Türkiye’de Bankasya’yı yaşatmak için seferber olan öğretmenler yaşıyor acıyı. Himmet toplayan, burs bulan kadınlar yaşıyor.

Bu dramı anlar mısın sen?

“Gel, biraz civanmerdlik varsa, ‘Beni alın, ötekileri bırakın, herkes benim çağrıma uydu, bedeli ben ödemek isterim’ de” diye seslendim. Duymadın galiba.

Üfürüyorsun oradan hala. Bedduadan beri, kimyanın bozulduğu gün gibi aşikardı. Şimdi “Yuf”larla konuşuyorsun. Aynı kimyevi bozukluk yansıyor yüzüne. “Bu mu muhabbet fedaisi?” diye soruyorum kendime.
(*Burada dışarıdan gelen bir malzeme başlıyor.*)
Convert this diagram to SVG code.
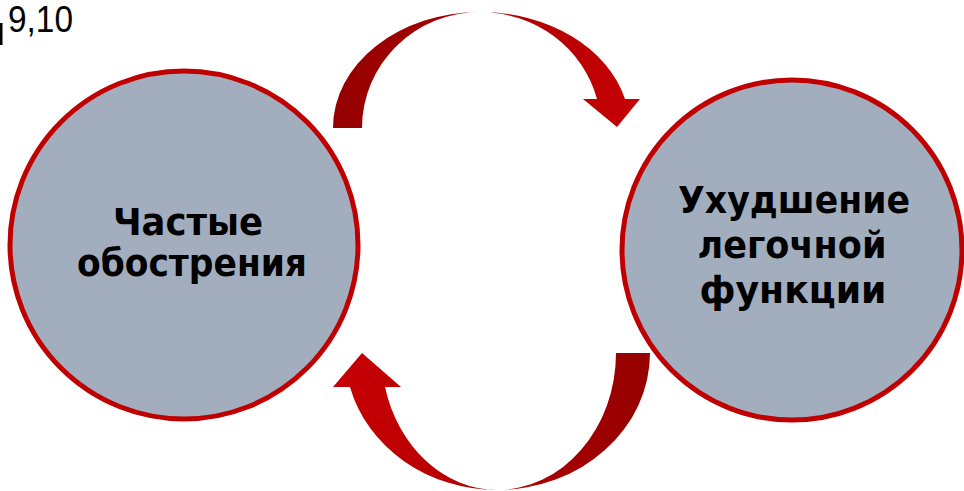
<svg xmlns="http://www.w3.org/2000/svg" width="964" height="491" viewBox="0 0 964 491">
<style>
.node circle{fill:#a2aebe;stroke:#c00000;stroke-width:5}
.lbl{font-family:"DejaVu Sans","Noto Sans",sans-serif;font-weight:bold;font-size:37px;fill:#000;text-anchor:middle}
.ref{font-family:"Liberation Sans",Arial,sans-serif;font-size:37px;fill:#000}
</style>
<defs>
<linearGradient id="gTop" x1="333" y1="0" x2="640" y2="0" gradientUnits="userSpaceOnUse">
<stop offset="0" stop-color="#950000"/><stop offset="0.45" stop-color="#a80000"/><stop offset="1" stop-color="#c70005"/>
</linearGradient>
<linearGradient id="gBot" x1="333" y1="0" x2="650" y2="0" gradientUnits="userSpaceOnUse">
<stop offset="0" stop-color="#c70005"/><stop offset="0.5" stop-color="#b30000"/><stop offset="1" stop-color="#950000"/>
</linearGradient>
</defs>
<rect width="964" height="491" fill="#fff"/>
<g id="ref-note">
<rect x="0" y="23" width="2.5" height="22" fill="#000"/>
<text class="ref" x="8" y="32" textLength="65" lengthAdjust="spacingAndGlyphs">9,10</text>
</g>
<g id="connectors">
<path d="M333,128 A147,116 0 0 1 480,12 A150,116 0 0 1 625,99 L640,99 L617,127 L583,99 L597,99 A121,116 0 0 0 480,12 A118,116 0 0 0 362,128 Z" fill="url(#gTop)"/>
<path d="M650,353 A153,137 0 0 1 497,490 A152,137 0 0 1 350,387 L333,387 L362,353 L401,387 L385,387 A116,137 0 0 0 497,490 A119,137 0 0 0 616,353 Z" fill="url(#gBot)"/>
</g>
<g id="node-left" class="node">
<circle cx="184" cy="245" r="174"/>
<text class="lbl" x="188" y="235" textLength="150" lengthAdjust="spacingAndGlyphs">Частые</text>
<text class="lbl" x="192" y="276" textLength="230" lengthAdjust="spacingAndGlyphs">обострения</text>
</g>
<g id="node-right" class="node">
<circle cx="792" cy="250" r="170"/>
<text class="lbl" x="794" y="213" textLength="232" lengthAdjust="spacingAndGlyphs">Ухудшение</text>
<text class="lbl" x="792" y="258" textLength="189" lengthAdjust="spacingAndGlyphs">легочной</text>
<text class="lbl" x="793" y="303" textLength="187" lengthAdjust="spacingAndGlyphs">функции</text>
</g>
</svg>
Ben “Allah” değil “alla” dermişim. Bu ancak senin gibilerin aklına gelir. İki yüz yok, bende. İki yürek yok. “Allah’a bağlı bir hayat”ı konuşuyorum insanlarla, kendimle. Sen kendi yüreğine bak bir, orada hangi fırtınalar esiyor ki, böylesine bir ufunet yansıyor kameralara?

Geldiğin bayağılıktaki son nokta ise benden “Koca göbekli adam”  diye bahsetmen olmalı. Fizik bir aşağılama bu. Ben senin dilinle konuşmam, bu bayağılığa bayağılıkla karşılık vermek olur, ama kendi kendine bak bakalım, sen nesin?

Son hamlen, sözümona sahip çıkarak Ali Bulaç’ı hapishanede darbelemek oldu.

Tekrarlıyorum, civanmerdliğin kırıntısı varsa, gel teslim ol ve “İnsanları bırakın beni yargılayın” de. “Medrese-i Yusufiye” de bulunmak hep başkaları için mi şeref?